If approved by the court, the settlement, reported by aviation insider @xJonNYC on X, will cover all flight attendants who were based in California between 2015 and September 2023, with potentially thousands of crew members in line for a payout.

The case has been dragging on for several years in the Los Angeles Superior Court, but as part of the settlement agreement, the court will not rule on whether American Airlines actually broke the law.

California’s generous Labor Code grants employees who work for more than five hours an uninterrupted 30-minute meal break. A second break is required for employees who work for more than 10 hours, and transportation workers are generally entitled to an additional 10-minute break for every four hours at work.

A group of American Airlines flight attendants based in California sued the carrier because they didn’t receive these breaks, in part because they were working on flights and couldn’t simply stop in the middle of a service.

American Airlines could have gotten around this issue by paying flight attendants a meal break premium wage of one additional hour of wages, but the suit claimed that not only did AA not do this but that the airline also failed to make other overtime payments or pay flight attendants on time in accordance with local laws.
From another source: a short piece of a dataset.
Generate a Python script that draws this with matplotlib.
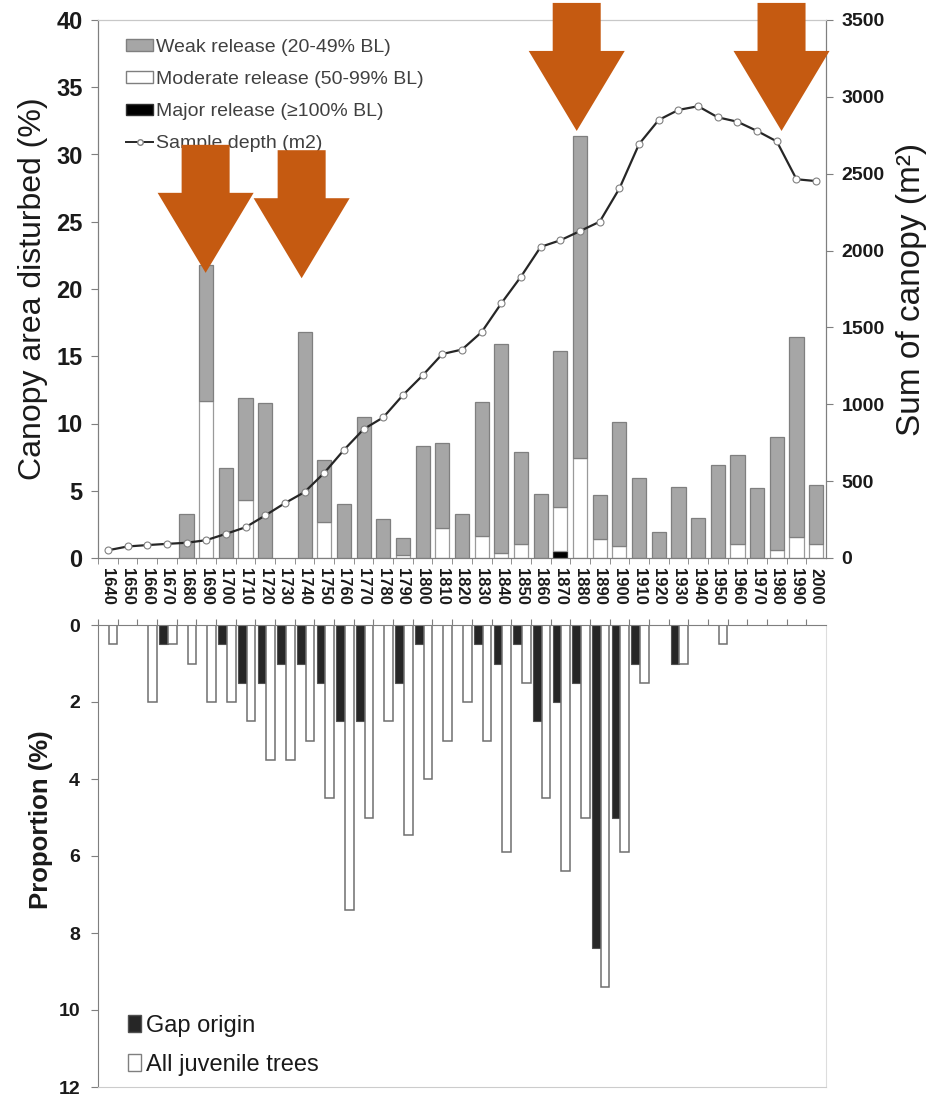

The suit mirrored a similar case brought by a group of Virgin America flight attendants who were based in California. Alaska Airlines, which acquired Virgin America before the case was settled, continued to fight the lawsuit and took the case all the way to the Supreme Court.

In a surprise move, SCOTUS denied Alaska’s petition for an appeal, meaning that a ruling by a San Francisco appeals court that sided with the flight attendants could not be challenged.

The appeal was denied even though Solicitor General Elizabeth Prelogar acknowledged that the lower court probably ruled in favor of the flight attendants by mistake.

In the American Airlines suit, the court will decide whether to grant the settlement early next year and if approved, flight attendants could receive a payout by May or June 2024.